The American Center for Justice calls on all parties to immediately halt all executions, whether of civilian detainees held by the Houthis or of prisoners held by authorities affiliated with the Yemeni government, as a legal and humanitarian obligation that cannot be postponed, and as a fundamental step to protect the right to life and prevent the escalation of serious violations.
The Center further urges the Houthis to immediately and unconditionally release the three teachers from Al-Mahwit Governorate, as well as all other civilians arbitrarily detained, ensuring their inclusion without exception in any prisoner exchange arrangements, and to halt all politically motivated sham trials.
The Center also calls on the internationally recognized Yemeni government to suspend executions, review all criminal cases, especially those before military courts, in accordance with internationally recognized fair trial standards, ensuring judicial independence, the right to defense, and the non-use of the death penalty in the context of an armed conflict.
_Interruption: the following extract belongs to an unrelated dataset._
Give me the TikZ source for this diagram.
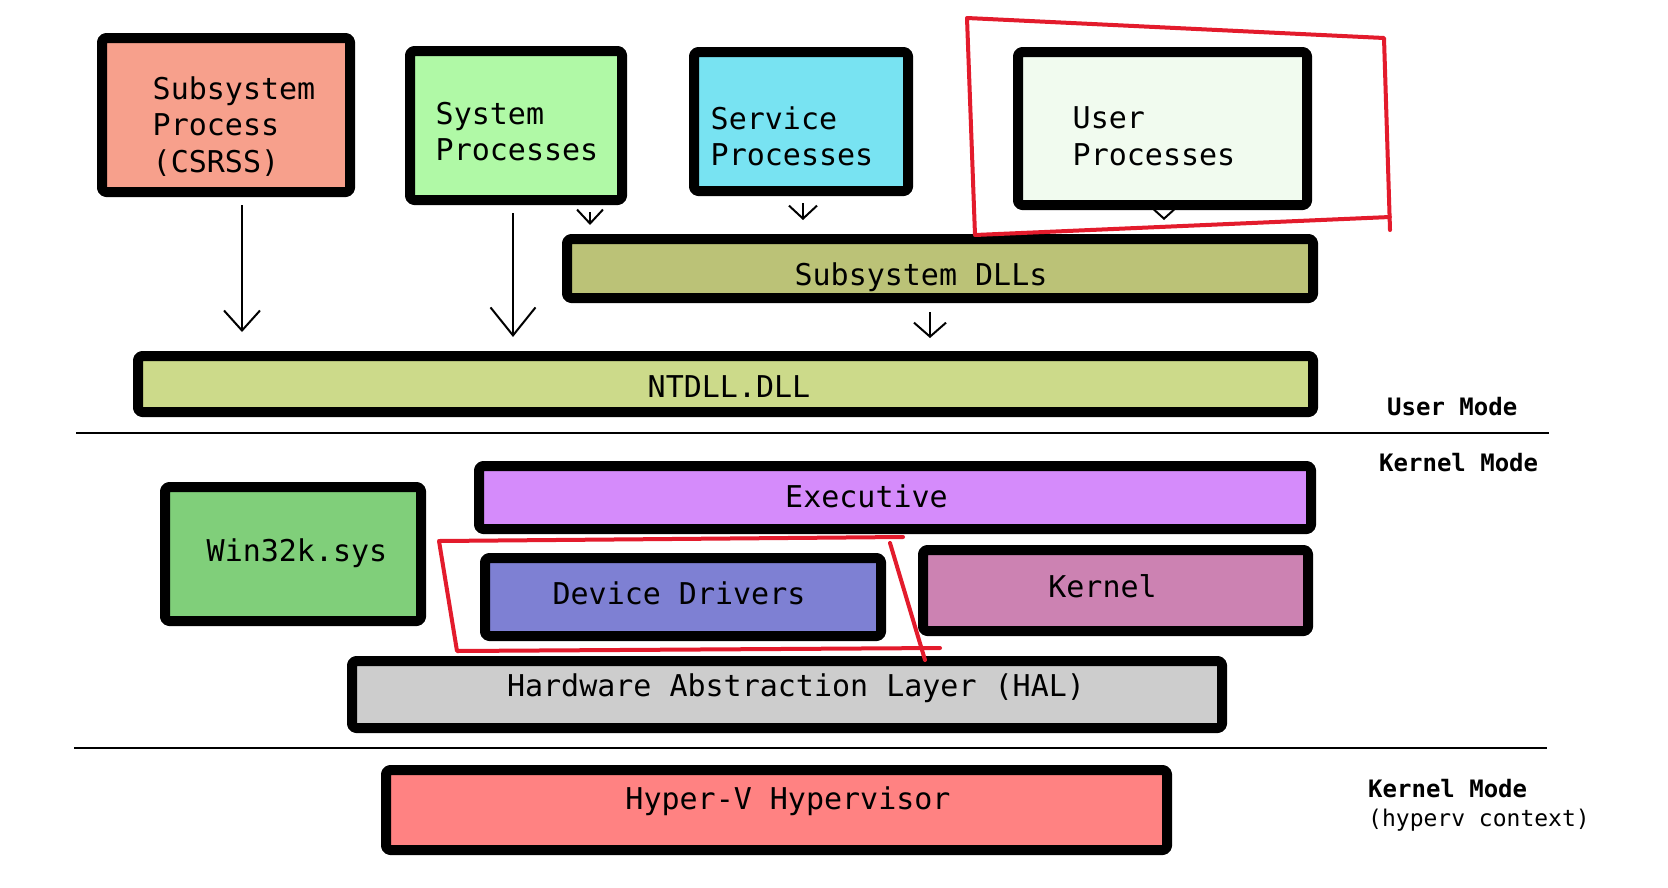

ACJ urges the United Nations, the UN Special Envoy for Yemen, the International Committee of the Red Cross, and states sponsoring the Muscat Agreement to take urgent action and apply strong pressure on all parties to halt executions, ensure the agreement is implemented in its humanitarian spirit, and provide legal protection for detainees and prisoners.
The Center underscores that sustainable peace cannot be built on execution blocks or politicized trials, but on respect for human dignity, the rule of law, ending the cycle of violence and retaliation, and holding those responsible for serious violations accountable through international justice mechanisms.